In some versions of this metal (like the ones with Cesium or Rubidium), scientists looked for the "floor vibrations" (called phonons) that usually slow down and stop just before the dancers line up. They couldn't find them. It was like trying to hear a drumbeat before a parade starts, but the drum was silent. This led many to believe the dancers lined up for a mysterious, "unconventional" reason that didn't involve the floor at all.

2. The Discovery: The Softening Drumbeat

The researchers in this paper decided to look at a slightly different version of the metal: KV3Sb5. They used a super-powerful X-ray camera (called Inelastic X-ray Scattering) to watch the atoms vibrate as the metal cooled down.

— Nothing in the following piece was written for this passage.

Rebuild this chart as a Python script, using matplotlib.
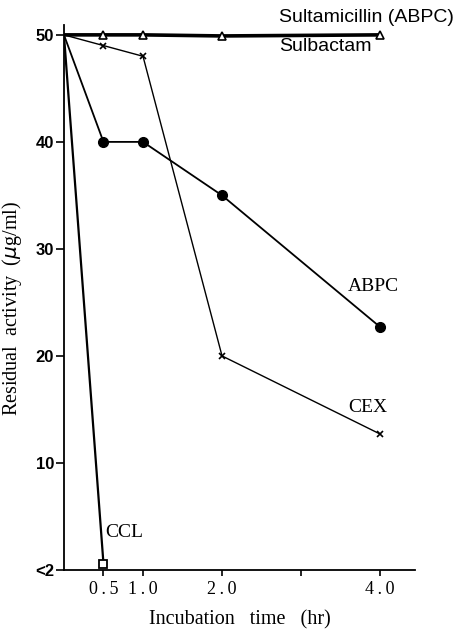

They found something amazing:

  • As the temperature dropped toward 78 Kelvin (about -320°F), a specific vibration on the floor started to get "soft."
  • Imagine a guitar string. If you loosen it, the note gets lower and lower. In this metal, the "note" of the vibration dropped all the way to zero energy right as the dancers formed their pattern.
  • This proved that the "floor" was talking to the dancers. The vibration didn't just disappear; it slowed down until it stopped, forcing the electrons to lock into their new pattern.

3. The Shape of the Vibration: A Flattened Balloon

Here is where it gets really interesting. The vibration didn't soften evenly in all directions.

  • Imagine the vibration is a balloon. In this metal, the balloon got squashed flat in one direction but stayed round in the other.
  • The vibration softened a lot along one path (from point L to A) but barely changed along another path (from L to H).
  • This "squashed" shape explains why other scientists saw "fuzzy" or "diffuse" patterns in similar metals before. They were seeing the shadow of this squashed vibration.

4. The Solution: The "Handshake" Theory

To figure out why this happened, the team used a supercomputer to simulate the metal. They compared two theories:

  • Theory A (The Nesting): The electrons are just lining up because their paths naturally overlap (like two puzzle pieces fitting together).
  • Theory B (The Handshake): The electrons are shaking hands with the vibrating floor (this is called Electron-Phonon Coupling).

The Result: The computer showed that Theory A was wrong. The electron paths didn't match up perfectly. However, Theory B was a perfect match! The "handshake" between the electrons and the floor was strongest exactly where the vibration softened.

The Big Picture

Think of it like a group of people trying to walk in a straight line through a crowd.

  • Old Idea: They lined up because they all wanted to go the same way (electronic attraction).
  • New Finding: They lined up because the floor started to wobble in a specific way, and the people grabbed onto the wobble to steady themselves. The wobble got weaker and weaker until everyone was forced to stand still in a perfect line.

Why Does This Matter?

  1. It Solves a Riddle: It proves that even in the "silent" metals (Cesium and Rubidium versions), the same "wobbly floor" mechanism is likely at work, even if it's harder to see.
  2. It's a Classic Move: This behavior is very similar to other famous materials (like transition metal dichalcogenides). It suggests that nature uses the same "tricks" to create these patterns in different places.
  3. Superconductivity: Since these metals also become superconductors (conducting electricity with zero resistance) right after the pattern forms, understanding this "wobble" might help us design better superconductors for the future.

In short: The paper shows that the electrons in KV3Sb5 don't line up because they are lonely; they line up because the floor beneath them starts to hum a specific tune, and they dance to that tune.